Taking the data below, please print only the lines from the line holding "Reproduce this chart with Plotly." to the line holding "0.8679, 0.9129, 0.9580]", inclusive, with pictures omitted.

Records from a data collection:
┌────────

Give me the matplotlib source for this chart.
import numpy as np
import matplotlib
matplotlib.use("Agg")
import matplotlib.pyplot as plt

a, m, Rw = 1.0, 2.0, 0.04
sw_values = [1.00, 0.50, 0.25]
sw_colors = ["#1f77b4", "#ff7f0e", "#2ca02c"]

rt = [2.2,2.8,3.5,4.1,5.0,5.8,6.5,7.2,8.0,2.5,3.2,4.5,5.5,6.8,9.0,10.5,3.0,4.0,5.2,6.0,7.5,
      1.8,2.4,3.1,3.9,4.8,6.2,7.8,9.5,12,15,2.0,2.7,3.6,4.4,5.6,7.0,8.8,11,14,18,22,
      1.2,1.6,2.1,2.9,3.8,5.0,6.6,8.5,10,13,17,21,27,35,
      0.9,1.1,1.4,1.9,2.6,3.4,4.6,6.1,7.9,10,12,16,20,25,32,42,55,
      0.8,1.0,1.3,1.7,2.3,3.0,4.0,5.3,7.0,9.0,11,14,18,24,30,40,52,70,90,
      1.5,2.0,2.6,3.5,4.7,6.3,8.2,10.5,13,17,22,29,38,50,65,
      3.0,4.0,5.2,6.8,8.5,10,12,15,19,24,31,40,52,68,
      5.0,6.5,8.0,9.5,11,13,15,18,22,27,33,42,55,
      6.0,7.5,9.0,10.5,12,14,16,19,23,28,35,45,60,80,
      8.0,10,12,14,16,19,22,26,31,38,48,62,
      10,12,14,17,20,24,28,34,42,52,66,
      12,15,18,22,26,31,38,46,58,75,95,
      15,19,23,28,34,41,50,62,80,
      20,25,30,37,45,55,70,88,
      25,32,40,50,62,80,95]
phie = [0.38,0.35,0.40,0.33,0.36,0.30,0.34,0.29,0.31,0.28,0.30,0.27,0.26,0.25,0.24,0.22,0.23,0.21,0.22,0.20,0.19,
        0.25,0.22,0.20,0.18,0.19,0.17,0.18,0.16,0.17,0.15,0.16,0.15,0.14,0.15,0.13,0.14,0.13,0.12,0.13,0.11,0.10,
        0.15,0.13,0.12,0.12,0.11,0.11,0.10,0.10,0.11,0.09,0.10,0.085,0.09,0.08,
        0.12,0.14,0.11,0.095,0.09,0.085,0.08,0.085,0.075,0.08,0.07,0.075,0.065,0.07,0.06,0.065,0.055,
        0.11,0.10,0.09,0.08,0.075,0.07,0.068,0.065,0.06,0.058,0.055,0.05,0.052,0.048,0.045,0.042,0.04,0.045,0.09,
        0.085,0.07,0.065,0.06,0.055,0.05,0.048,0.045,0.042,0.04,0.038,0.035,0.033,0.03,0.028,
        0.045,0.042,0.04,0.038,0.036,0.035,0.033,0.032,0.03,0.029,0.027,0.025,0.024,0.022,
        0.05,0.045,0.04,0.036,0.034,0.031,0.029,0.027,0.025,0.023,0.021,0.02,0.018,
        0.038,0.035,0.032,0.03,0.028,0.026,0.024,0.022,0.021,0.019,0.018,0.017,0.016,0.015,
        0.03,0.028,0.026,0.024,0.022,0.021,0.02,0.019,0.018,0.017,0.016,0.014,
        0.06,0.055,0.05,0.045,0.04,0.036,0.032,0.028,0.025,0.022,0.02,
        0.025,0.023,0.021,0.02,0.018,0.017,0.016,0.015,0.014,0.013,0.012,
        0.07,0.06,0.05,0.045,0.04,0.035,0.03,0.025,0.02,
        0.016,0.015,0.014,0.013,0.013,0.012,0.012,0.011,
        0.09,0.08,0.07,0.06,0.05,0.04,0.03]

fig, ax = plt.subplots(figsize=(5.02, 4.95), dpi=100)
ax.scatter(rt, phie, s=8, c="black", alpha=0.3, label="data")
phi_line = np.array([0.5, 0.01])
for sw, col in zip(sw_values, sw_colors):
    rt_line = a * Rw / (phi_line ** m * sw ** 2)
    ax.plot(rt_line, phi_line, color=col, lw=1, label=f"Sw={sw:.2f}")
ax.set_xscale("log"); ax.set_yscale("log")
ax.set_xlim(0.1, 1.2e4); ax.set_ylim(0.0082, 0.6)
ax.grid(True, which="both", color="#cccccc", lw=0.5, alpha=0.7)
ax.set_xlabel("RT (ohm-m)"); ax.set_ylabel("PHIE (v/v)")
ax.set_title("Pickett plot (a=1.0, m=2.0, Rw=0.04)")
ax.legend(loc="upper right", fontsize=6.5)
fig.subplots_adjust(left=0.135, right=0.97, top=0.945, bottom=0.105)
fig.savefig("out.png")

└────────
┌────────

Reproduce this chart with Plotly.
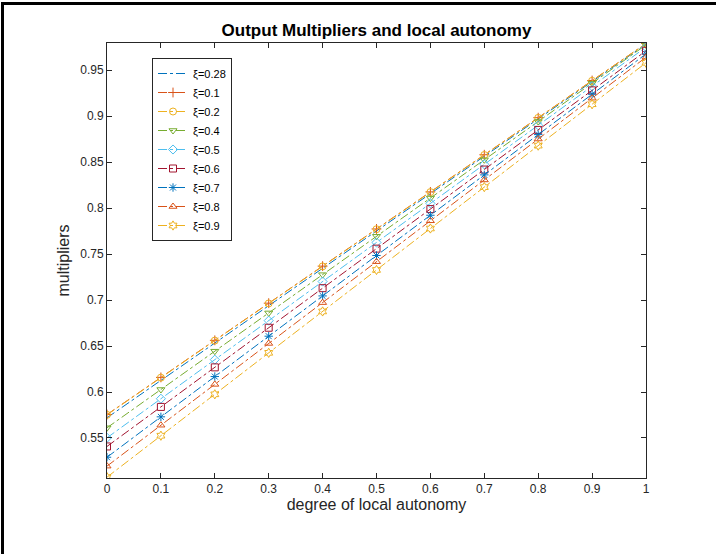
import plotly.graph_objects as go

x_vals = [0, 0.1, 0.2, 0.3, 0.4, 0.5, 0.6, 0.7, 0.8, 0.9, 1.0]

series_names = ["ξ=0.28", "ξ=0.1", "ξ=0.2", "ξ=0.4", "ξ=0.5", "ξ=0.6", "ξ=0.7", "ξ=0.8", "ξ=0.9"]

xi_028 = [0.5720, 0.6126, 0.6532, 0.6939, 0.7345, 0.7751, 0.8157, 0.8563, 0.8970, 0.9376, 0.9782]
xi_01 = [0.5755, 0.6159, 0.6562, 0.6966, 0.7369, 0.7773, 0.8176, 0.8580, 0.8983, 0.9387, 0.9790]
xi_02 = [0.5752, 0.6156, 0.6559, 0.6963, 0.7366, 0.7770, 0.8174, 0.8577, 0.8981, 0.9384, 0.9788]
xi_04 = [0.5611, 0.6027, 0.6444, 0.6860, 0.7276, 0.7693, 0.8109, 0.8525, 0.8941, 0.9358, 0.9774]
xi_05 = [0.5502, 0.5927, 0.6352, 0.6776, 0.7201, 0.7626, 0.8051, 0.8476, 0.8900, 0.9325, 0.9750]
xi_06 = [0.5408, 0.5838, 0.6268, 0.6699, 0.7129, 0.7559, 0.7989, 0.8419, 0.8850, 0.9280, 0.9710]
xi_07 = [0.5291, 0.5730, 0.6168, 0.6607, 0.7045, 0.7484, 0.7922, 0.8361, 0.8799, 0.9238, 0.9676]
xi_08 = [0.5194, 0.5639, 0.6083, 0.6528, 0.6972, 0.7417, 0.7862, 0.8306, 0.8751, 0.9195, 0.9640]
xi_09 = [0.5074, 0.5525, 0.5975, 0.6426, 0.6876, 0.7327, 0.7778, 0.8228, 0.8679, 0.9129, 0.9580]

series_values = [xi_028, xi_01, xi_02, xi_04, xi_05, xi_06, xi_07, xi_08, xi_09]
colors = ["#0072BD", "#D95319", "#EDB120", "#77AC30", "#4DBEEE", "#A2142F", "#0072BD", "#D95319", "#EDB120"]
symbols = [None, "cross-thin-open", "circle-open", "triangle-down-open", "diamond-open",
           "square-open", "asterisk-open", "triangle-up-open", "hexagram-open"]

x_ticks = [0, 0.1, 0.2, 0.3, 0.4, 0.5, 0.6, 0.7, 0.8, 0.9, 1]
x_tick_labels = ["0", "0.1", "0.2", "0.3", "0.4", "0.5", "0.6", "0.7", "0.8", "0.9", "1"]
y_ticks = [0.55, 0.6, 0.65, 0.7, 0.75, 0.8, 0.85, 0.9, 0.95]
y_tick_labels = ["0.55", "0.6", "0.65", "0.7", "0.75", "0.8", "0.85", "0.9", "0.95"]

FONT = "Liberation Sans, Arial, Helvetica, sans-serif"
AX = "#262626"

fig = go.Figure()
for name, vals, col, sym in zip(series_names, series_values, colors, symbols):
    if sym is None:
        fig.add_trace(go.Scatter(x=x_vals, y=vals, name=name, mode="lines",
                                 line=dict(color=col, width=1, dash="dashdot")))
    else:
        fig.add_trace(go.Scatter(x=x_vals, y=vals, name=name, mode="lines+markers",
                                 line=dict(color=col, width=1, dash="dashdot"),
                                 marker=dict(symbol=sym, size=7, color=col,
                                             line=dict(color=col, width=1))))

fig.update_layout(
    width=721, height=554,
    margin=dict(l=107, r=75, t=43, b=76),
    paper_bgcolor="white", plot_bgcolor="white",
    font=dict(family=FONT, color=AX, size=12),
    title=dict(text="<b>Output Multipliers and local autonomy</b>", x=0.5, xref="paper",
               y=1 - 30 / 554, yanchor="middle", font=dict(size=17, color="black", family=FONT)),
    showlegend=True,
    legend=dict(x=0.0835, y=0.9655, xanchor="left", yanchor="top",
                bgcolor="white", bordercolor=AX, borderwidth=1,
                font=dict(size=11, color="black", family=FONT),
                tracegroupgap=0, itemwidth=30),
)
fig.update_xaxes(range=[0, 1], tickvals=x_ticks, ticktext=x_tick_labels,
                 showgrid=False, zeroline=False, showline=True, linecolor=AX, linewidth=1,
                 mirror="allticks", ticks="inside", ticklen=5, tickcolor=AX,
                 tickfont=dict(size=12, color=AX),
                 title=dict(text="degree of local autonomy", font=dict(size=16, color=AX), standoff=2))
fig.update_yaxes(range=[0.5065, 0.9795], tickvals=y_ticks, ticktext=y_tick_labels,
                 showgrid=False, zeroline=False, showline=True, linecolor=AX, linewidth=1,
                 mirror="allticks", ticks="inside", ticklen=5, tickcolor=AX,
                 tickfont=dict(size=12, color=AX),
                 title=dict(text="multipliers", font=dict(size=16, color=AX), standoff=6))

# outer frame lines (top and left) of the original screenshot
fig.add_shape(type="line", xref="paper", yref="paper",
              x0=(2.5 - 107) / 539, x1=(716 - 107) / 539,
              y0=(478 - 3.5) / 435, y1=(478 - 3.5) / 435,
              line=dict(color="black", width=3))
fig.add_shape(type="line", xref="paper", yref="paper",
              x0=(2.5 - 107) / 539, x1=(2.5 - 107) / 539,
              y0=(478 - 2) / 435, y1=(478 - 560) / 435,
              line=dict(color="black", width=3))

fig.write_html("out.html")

└────────

▶ **FULL SOLUTION**
Reproduce this chart with Plotly.
import plotly.graph_objects as go

x_vals = [0, 0.1, 0.2, 0.3, 0.4, 0.5, 0.6, 0.7, 0.8, 0.9, 1.0]

series_names = ["ξ=0.28", "ξ=0.1", "ξ=0.2", "ξ=0.4", "ξ=0.5", "ξ=0.6", "ξ=0.7", "ξ=0.8", "ξ=0.9"]

xi_028 = [0.5720, 0.6126, 0.6532, 0.6939, 0.7345, 0.7751, 0.8157, 0.8563, 0.8970, 0.9376, 0.9782]
xi_01 = [0.5755, 0.6159, 0.6562, 0.6966, 0.7369, 0.7773, 0.8176, 0.8580, 0.8983, 0.9387, 0.9790]
xi_02 = [0.5752, 0.6156, 0.6559, 0.6963, 0.7366, 0.7770, 0.8174, 0.8577, 0.8981, 0.9384, 0.9788]
xi_04 = [0.5611, 0.6027, 0.6444, 0.6860, 0.7276, 0.7693, 0.8109, 0.8525, 0.8941, 0.9358, 0.9774]
xi_05 = [0.5502, 0.5927, 0.6352, 0.6776, 0.7201, 0.7626, 0.8051, 0.8476, 0.8900, 0.9325, 0.9750]
xi_06 = [0.5408, 0.5838, 0.6268, 0.6699, 0.7129, 0.7559, 0.7989, 0.8419, 0.8850, 0.9280, 0.9710]
xi_07 = [0.5291, 0.5730, 0.6168, 0.6607, 0.7045, 0.7484, 0.7922, 0.8361, 0.8799, 0.9238, 0.9676]
xi_08 = [0.5194, 0.5639, 0.6083, 0.6528, 0.6972, 0.7417, 0.7862, 0.8306, 0.8751, 0.9195, 0.9640]
xi_09 = [0.5074, 0.5525, 0.5975, 0.6426, 0.6876, 0.7327, 0.7778, 0.8228, 0.8679, 0.9129, 0.9580]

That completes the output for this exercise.